Il y a une grande différence entre un bon et un mauvais médecin, mais il y en a très peu entre un bon médecin et pas du tout.
Arthur Young – Voyages en France – Année 1787 (Editions Taillandier p. 164)
On peut considérer en lisant la date à la quelle fut écrit ce passage que Young vise l’état d’arriération où était encore restée la médecine en 1787 : en effet si les médecins étaient tout juste bons à hâter la mort de leurs patients, mieux valait ne pas en avoir du tout (1).
Mais on peut se dire aussi – en lisant l’ouvrage de Young – que ce qu’il exprime là est directement inspiré par sa conception libérale de la vie et de la société. La nature est selon lui le meilleur moyen de conserver la santé, et le rôle de la médecine est de faciliter son influence. Autant dire qu’elle doit être essentiellement hygiéniste.
Le Journal de voyage en France est à cet égard instructif : Young y reproche d’une part à la noblesse française de négliger de faire fructifier son domaine agricole ; et, d’autre part, à l’organisation de la propriété de maintenir presque partout le métayage qu’il rend responsable de la misère paysanne. Contre quoi il faut comprendre que la fertilité du sol et l’enrichissement des paysans est la condition du progrès.
La propriété privée généralisée stimule l’activité industrieuse et donc l’enrichissement. La richesse est bonne car elle est le facteur essentiel du progrès social sous toutes ses formes (2). La révolution dont rêve Young est celle qui renverserait cette paresseuse noblesse de France pour mettre à sa place une autre noblesse, soucieuse de rendre fertile la terre et qui mobiliserait pour cela les agronomes au rang des quels se compte justement Young.

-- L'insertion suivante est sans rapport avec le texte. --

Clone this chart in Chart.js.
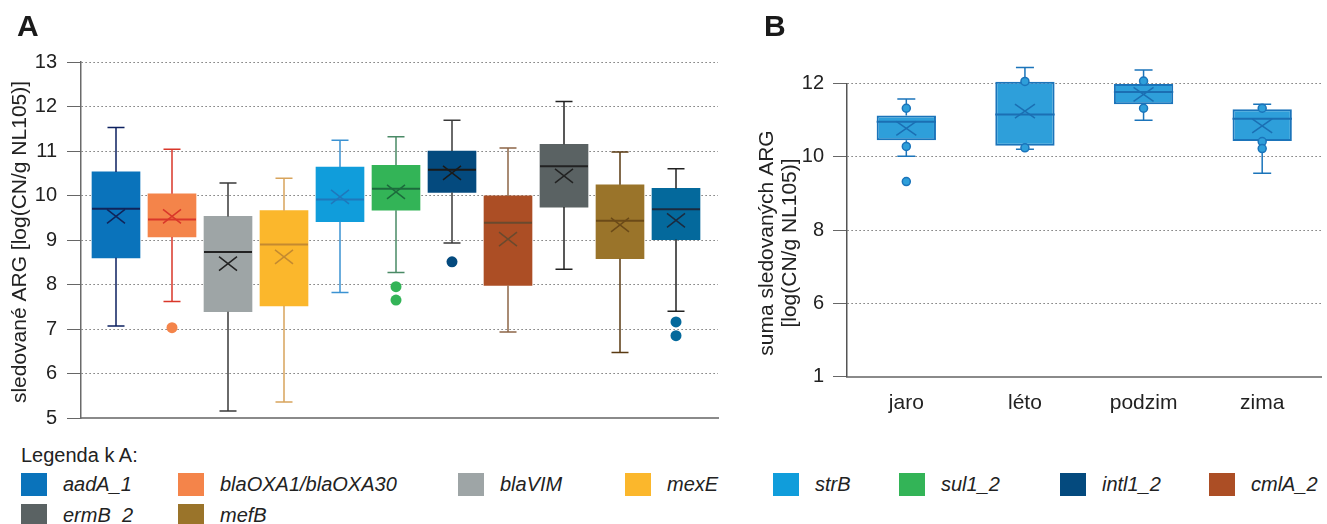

Il serait néanmoins injuste de dire qu’Arthur Young se contente de prêcher pour sa paroisse. De fait il nous permet de mesurer l’écart qui s’est creusé entre deux civilisations en pleine mutation : la française et l’anglaise.
Car, alors qu’en France les élites pensent au progrès des Lumières et imaginent un Etat composé de Citoyens-Philosophes, en Angleterre on recherche dans la science les procédés qui vont développer l’industrie et favoriser le commerce. D’un côté le progrès des consciences ; de l’autre celui des banques (3).
Même si tout ça est bien poussiéreux aujourd’hui, qui donc prétendrait que l’opposition entre ces deux systèmes est caduque ?
(1) On dit que Descartes, à l’agonie, a renvoyé le médecin dépêché auprès de lui par la reine Christine de Suède en disant que s’il devait mourir il mourrait plus heureux sans l’avoir vu.
(2) Le fameux enrichissez-vous ! de Guizot – au même titre que la fable des abeilles – doit être interprété dans ce sens.
(3) A ne lire que par ceux qui ronchonnent contre l’innocent auteur de ce Post : c’est vrai qu’en Angleterre on a aussi valorisé les lumières, même qu’on leur a donné un nom : Age of Enligtenment. Je ne fais que schématiser l’influence que ce mouvement qui a été incomparablement plus développé en France.